Tenaga Ahli Utama Kepala Staf Kepresidenan (KSP), Donny Gahral, menambahkan bahwa pemerintah tidak antikritik. Kritik dari masyarakat, ujar Donny, dianggap sebagai masukan untuk memperbaiki kinerja pemerintah di masa depan.
“Jadi prinsipnya pemerintah tidak antikritik. Setiap hari pemerintah dihujani kritik dari berbagai komponen masyarakat, individu, ormas, akademisi, toh semua tidak kemudian dibungkam,” ungkap Donny kepada wartawan, di Jakarta, Sabtu (13/2).
Menurutnya, kalaupun ada pihak yang mengadukan kritikan kepada pihak kepolisian, aduan tersebut bukan berasal dari pemerintah. Selain itu, apabila memang tidak ditemukan unsur pidana, maka laporan tersebut biasanya tidak akan diproses oleh pihak yang berwajib.
“Mereka tidak terafiliasi kepada pemerintah. Jadi dalam demokrasi itu wajar. Ada yang pro ada yang anti. Dua-duanya punya pendukung masing-masing. Kalau pemerintah dikiritik pasti ada pendukung yang bereaksi. Sejauh reaksinya wajar ya tidak ada masalah. Kalau berlebihan, kelewat batas, ya pasti akan diproses hukum,” jelasnya.
Pemerintah, kata Donny, hanya bisa mengimbau pendukung untuk tidak melaporkan kritikan masyarakat kepada pihak kepolisian karena pendukung berada di luar pemerintahan. Pihaknya berharap semua hal yang dilakukan tetap mengikuti peraturan yang ada dan tidak melanggar hukum.
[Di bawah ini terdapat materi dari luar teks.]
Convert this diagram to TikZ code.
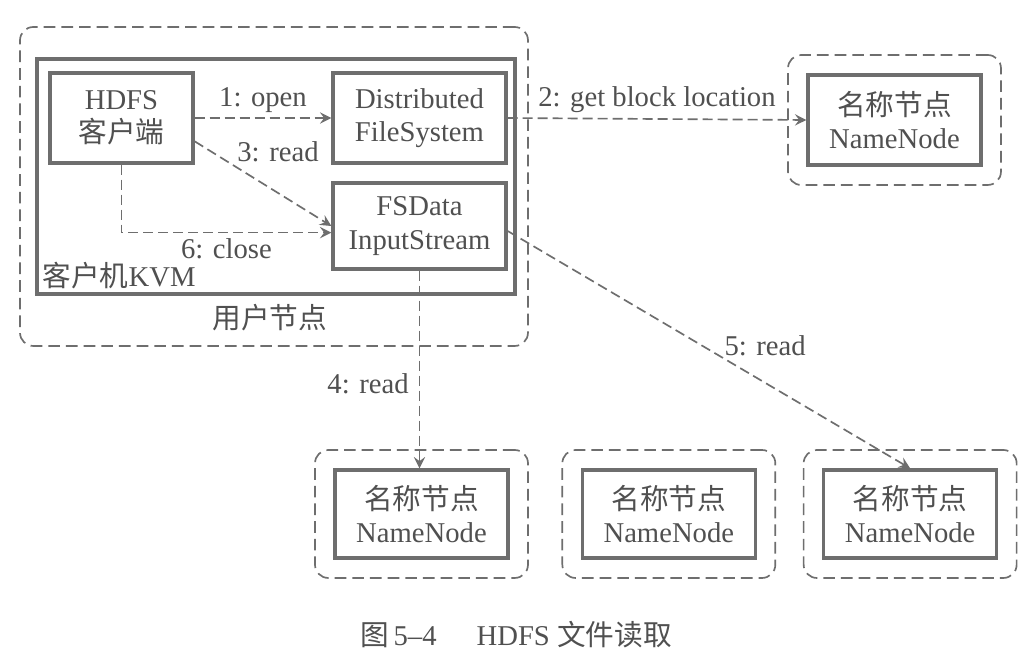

“Masyarakat tidak perlu khawatir, sejauh masukan itu berbasis data, fakta, argumen yang kuat, pasti akan diterima. Misalnya soal bansos. Ada kritik nggak tepat sasaran, ada data yang salah, ada orang yang sudah meninggal tetap dapat, itu kan kritik yang kemudian ditindaklanjuti dengan perbaikan,” pungkasnya.